>> BEGIN

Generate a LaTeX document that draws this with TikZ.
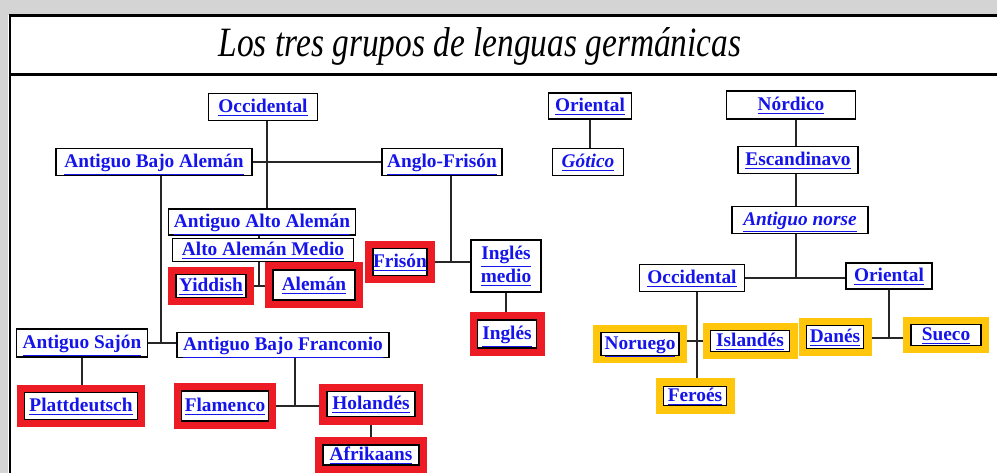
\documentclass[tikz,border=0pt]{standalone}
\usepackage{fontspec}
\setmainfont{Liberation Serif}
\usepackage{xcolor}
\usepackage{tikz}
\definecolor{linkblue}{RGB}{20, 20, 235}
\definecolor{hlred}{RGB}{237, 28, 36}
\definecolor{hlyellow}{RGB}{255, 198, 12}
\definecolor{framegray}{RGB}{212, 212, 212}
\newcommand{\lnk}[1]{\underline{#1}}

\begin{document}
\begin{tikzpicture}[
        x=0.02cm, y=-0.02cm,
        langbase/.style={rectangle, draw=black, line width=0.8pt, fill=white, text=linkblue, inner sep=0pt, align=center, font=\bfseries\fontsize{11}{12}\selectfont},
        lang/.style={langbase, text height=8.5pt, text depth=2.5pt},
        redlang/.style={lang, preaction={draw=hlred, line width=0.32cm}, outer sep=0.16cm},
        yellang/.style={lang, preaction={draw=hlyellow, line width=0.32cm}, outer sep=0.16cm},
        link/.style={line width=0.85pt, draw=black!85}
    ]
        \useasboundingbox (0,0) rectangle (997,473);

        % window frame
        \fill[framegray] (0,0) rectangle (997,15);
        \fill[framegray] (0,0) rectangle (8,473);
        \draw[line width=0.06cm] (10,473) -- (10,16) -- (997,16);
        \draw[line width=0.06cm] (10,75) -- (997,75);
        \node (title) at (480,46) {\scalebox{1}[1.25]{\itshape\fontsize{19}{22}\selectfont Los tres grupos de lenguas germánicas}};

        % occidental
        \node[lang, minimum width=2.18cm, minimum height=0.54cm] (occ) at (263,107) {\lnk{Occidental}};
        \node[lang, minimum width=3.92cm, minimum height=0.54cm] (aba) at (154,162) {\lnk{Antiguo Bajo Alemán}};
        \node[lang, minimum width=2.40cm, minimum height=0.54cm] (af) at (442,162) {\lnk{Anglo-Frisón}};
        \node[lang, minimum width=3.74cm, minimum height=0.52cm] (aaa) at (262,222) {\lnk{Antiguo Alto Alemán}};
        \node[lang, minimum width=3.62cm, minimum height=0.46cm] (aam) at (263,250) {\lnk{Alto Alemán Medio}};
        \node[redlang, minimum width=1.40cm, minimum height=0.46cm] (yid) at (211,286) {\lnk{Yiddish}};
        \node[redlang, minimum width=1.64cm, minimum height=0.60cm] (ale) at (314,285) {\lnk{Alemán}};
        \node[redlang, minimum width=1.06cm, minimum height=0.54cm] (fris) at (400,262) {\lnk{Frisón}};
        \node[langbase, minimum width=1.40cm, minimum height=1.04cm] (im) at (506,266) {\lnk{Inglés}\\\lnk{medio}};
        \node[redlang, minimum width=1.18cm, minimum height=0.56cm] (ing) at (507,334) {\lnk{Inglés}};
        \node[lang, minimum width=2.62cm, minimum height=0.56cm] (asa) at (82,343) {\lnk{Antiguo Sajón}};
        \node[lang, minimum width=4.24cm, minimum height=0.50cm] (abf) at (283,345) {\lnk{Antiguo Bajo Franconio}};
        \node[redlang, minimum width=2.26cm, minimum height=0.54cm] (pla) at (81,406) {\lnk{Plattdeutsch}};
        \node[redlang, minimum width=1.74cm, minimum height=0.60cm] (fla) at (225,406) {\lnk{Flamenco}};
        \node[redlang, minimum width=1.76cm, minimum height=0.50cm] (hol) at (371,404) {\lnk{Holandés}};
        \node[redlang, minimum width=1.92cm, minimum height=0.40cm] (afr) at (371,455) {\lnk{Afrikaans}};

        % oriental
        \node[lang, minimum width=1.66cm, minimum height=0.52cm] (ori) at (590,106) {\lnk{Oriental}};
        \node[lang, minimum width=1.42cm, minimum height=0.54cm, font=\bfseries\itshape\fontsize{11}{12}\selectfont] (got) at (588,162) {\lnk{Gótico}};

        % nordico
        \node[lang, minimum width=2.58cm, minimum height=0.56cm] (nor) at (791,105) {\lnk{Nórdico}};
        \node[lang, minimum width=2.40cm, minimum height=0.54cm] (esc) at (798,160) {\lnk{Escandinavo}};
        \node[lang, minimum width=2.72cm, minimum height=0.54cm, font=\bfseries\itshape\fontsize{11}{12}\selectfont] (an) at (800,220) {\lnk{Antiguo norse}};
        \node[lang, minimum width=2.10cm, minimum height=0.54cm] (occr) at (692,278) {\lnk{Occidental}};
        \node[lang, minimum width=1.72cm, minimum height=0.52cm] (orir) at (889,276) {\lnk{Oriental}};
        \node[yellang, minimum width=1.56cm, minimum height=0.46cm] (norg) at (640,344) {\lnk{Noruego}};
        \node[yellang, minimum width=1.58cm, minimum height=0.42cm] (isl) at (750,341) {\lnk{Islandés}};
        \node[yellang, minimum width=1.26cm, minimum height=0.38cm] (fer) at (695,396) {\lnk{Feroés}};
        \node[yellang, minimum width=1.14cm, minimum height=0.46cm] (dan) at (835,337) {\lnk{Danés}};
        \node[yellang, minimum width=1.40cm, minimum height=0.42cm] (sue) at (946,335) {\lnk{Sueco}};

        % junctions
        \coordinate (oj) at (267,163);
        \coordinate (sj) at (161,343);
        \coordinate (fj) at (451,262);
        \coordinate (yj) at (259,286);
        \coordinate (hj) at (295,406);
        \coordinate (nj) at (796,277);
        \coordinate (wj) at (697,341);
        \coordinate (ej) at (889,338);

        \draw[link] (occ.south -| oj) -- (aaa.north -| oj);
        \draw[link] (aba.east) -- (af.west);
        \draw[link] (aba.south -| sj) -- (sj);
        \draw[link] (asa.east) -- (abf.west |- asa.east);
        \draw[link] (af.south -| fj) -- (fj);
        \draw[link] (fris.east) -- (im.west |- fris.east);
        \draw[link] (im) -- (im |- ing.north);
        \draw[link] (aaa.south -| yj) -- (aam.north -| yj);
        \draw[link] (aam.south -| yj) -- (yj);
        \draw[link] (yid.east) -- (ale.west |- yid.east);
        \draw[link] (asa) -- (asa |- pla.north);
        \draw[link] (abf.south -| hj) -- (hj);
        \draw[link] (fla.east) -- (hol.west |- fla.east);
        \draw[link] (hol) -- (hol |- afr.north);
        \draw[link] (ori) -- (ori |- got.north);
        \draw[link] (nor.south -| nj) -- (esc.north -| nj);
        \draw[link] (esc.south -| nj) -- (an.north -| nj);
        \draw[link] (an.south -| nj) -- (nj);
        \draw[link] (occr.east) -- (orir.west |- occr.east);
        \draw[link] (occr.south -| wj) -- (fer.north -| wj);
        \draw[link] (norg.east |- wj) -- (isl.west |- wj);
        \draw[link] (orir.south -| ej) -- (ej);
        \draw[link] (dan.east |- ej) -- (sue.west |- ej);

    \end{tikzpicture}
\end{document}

>> END

| Short task |
Repeat the full listing above exactly, with no pictures in the copy.

| Exercise answer |
Generate a LaTeX document that draws this with TikZ.
\documentclass[tikz,border=0pt]{standalone}
\usepackage{fontspec}
\setmainfont{Liberation Serif}
\usepackage{xcolor}
\usepackage{tikz}
\definecolor{linkblue}{RGB}{20, 20, 235}
\definecolor{hlred}{RGB}{237, 28, 36}
\definecolor{hlyellow}{RGB}{255, 198, 12}
\definecolor{framegray}{RGB}{212, 212, 212}
\newcommand{\lnk}[1]{\underline{#1}}

\begin{document}
\begin{tikzpicture}[
        x=0.02cm, y=-0.02cm,
        langbase/.style={rectangle, draw=black, line width=0.8pt, fill=white, text=linkblue, inner sep=0pt, align=center, font=\bfseries\fontsize{11}{12}\selectfont},
        lang/.style={langbase, text height=8.5pt, text depth=2.5pt},
        redlang/.style={lang, preaction={draw=hlred, line width=0.32cm}, outer sep=0.16cm},
        yellang/.style={lang, preaction={draw=hlyellow, line width=0.32cm}, outer sep=0.16cm},
        link/.style={line width=0.85pt, draw=black!85}
    ]
        \useasboundingbox (0,0) rectangle (997,473);

        % window frame
        \fill[framegray] (0,0) rectangle (997,15);
        \fill[framegray] (0,0) rectangle (8,473);
        \draw[line width=0.06cm] (10,473) -- (10,16) -- (997,16);
        \draw[line width=0.06cm] (10,75) -- (997,75);
        \node (title) at (480,46) {\scalebox{1}[1.25]{\itshape\fontsize{19}{22}\selectfont Los tres grupos de lenguas germánicas}};

        % occidental
        \node[lang, minimum width=2.18cm, minimum height=0.54cm] (occ) at (263,107) {\lnk{Occidental}};
        \node[lang, minimum width=3.92cm, minimum height=0.54cm] (aba) at (154,162) {\lnk{Antiguo Bajo Alemán}};
        \node[lang, minimum width=2.40cm, minimum height=0.54cm] (af) at (442,162) {\lnk{Anglo-Frisón}};
        \node[lang, minimum width=3.74cm, minimum height=0.52cm] (aaa) at (262,222) {\lnk{Antiguo Alto Alemán}};
        \node[lang, minimum width=3.62cm, minimum height=0.46cm] (aam) at (263,250) {\lnk{Alto Alemán Medio}};
        \node[redlang, minimum width=1.40cm, minimum height=0.46cm] (yid) at (211,286) {\lnk{Yiddish}};
        \node[redlang, minimum width=1.64cm, minimum height=0.60cm] (ale) at (314,285) {\lnk{Alemán}};
        \node[redlang, minimum width=1.06cm, minimum height=0.54cm] (fris) at (400,262) {\lnk{Frisón}};
        \node[langbase, minimum width=1.40cm, minimum height=1.04cm] (im) at (506,266) {\lnk{Inglés}\\\lnk{medio}};
        \node[redlang, minimum width=1.18cm, minimum height=0.56cm] (ing) at (507,334) {\lnk{Inglés}};
        \node[lang, minimum width=2.62cm, minimum height=0.56cm] (asa) at (82,343) {\lnk{Antiguo Sajón}};
        \node[lang, minimum width=4.24cm, minimum height=0.50cm] (abf) at (283,345) {\lnk{Antiguo Bajo Franconio}};
        \node[redlang, minimum width=2.26cm, minimum height=0.54cm] (pla) at (81,406) {\lnk{Plattdeutsch}};
        \node[redlang, minimum width=1.74cm, minimum height=0.60cm] (fla) at (225,406) {\lnk{Flamenco}};
        \node[redlang, minimum width=1.76cm, minimum height=0.50cm] (hol) at (371,404) {\lnk{Holandés}};
        \node[redlang, minimum width=1.92cm, minimum height=0.40cm] (afr) at (371,455) {\lnk{Afrikaans}};

        % oriental
        \node[lang, minimum width=1.66cm, minimum height=0.52cm] (ori) at (590,106) {\lnk{Oriental}};
        \node[lang, minimum width=1.42cm, minimum height=0.54cm, font=\bfseries\itshape\fontsize{11}{12}\selectfont] (got) at (588,162) {\lnk{Gótico}};

        % nordico
        \node[lang, minimum width=2.58cm, minimum height=0.56cm] (nor) at (791,105) {\lnk{Nórdico}};
        \node[lang, minimum width=2.40cm, minimum height=0.54cm] (esc) at (798,160) {\lnk{Escandinavo}};
        \node[lang, minimum width=2.72cm, minimum height=0.54cm, font=\bfseries\itshape\fontsize{11}{12}\selectfont] (an) at (800,220) {\lnk{Antiguo norse}};
        \node[lang, minimum width=2.10cm, minimum height=0.54cm] (occr) at (692,278) {\lnk{Occidental}};
        \node[lang, minimum width=1.72cm, minimum height=0.52cm] (orir) at (889,276) {\lnk{Oriental}};
        \node[yellang, minimum width=1.56cm, minimum height=0.46cm] (norg) at (640,344) {\lnk{Noruego}};
        \node[yellang, minimum width=1.58cm, minimum height=0.42cm] (isl) at (750,341) {\lnk{Islandés}};
        \node[yellang, minimum width=1.26cm, minimum height=0.38cm] (fer) at (695,396) {\lnk{Feroés}};
        \node[yellang, minimum width=1.14cm, minimum height=0.46cm] (dan) at (835,337) {\lnk{Danés}};
        \node[yellang, minimum width=1.40cm, minimum height=0.42cm] (sue) at (946,335) {\lnk{Sueco}};

        % junctions
        \coordinate (oj) at (267,163);
        \coordinate (sj) at (161,343);
        \coordinate (fj) at (451,262);
        \coordinate (yj) at (259,286);
        \coordinate (hj) at (295,406);
        \coordinate (nj) at (796,277);
        \coordinate (wj) at (697,341);
        \coordinate (ej) at (889,338);

        \draw[link] (occ.south -| oj) -- (aaa.north -| oj);
        \draw[link] (aba.east) -- (af.west);
        \draw[link] (aba.south -| sj) -- (sj);
        \draw[link] (asa.east) -- (abf.west |- asa.east);
        \draw[link] (af.south -| fj) -- (fj);
        \draw[link] (fris.east) -- (im.west |- fris.east);
        \draw[link] (im) -- (im |- ing.north);
        \draw[link] (aaa.south -| yj) -- (aam.north -| yj);
        \draw[link] (aam.south -| yj) -- (yj);
        \draw[link] (yid.east) -- (ale.west |- yid.east);
        \draw[link] (asa) -- (asa |- pla.north);
        \draw[link] (abf.south -| hj) -- (hj);
        \draw[link] (fla.east) -- (hol.west |- fla.east);
        \draw[link] (hol) -- (hol |- afr.north);
        \draw[link] (ori) -- (ori |- got.north);
        \draw[link] (nor.south -| nj) -- (esc.north -| nj);
        \draw[link] (esc.south -| nj) -- (an.north -| nj);
        \draw[link] (an.south -| nj) -- (nj);
        \draw[link] (occr.east) -- (orir.west |- occr.east);
        \draw[link] (occr.south -| wj) -- (fer.north -| wj);
        \draw[link] (norg.east |- wj) -- (isl.west |- wj);
        \draw[link] (orir.south -| ej) -- (ej);
        \draw[link] (dan.east |- ej) -- (sue.west |- ej);

    \end{tikzpicture}
\end{document}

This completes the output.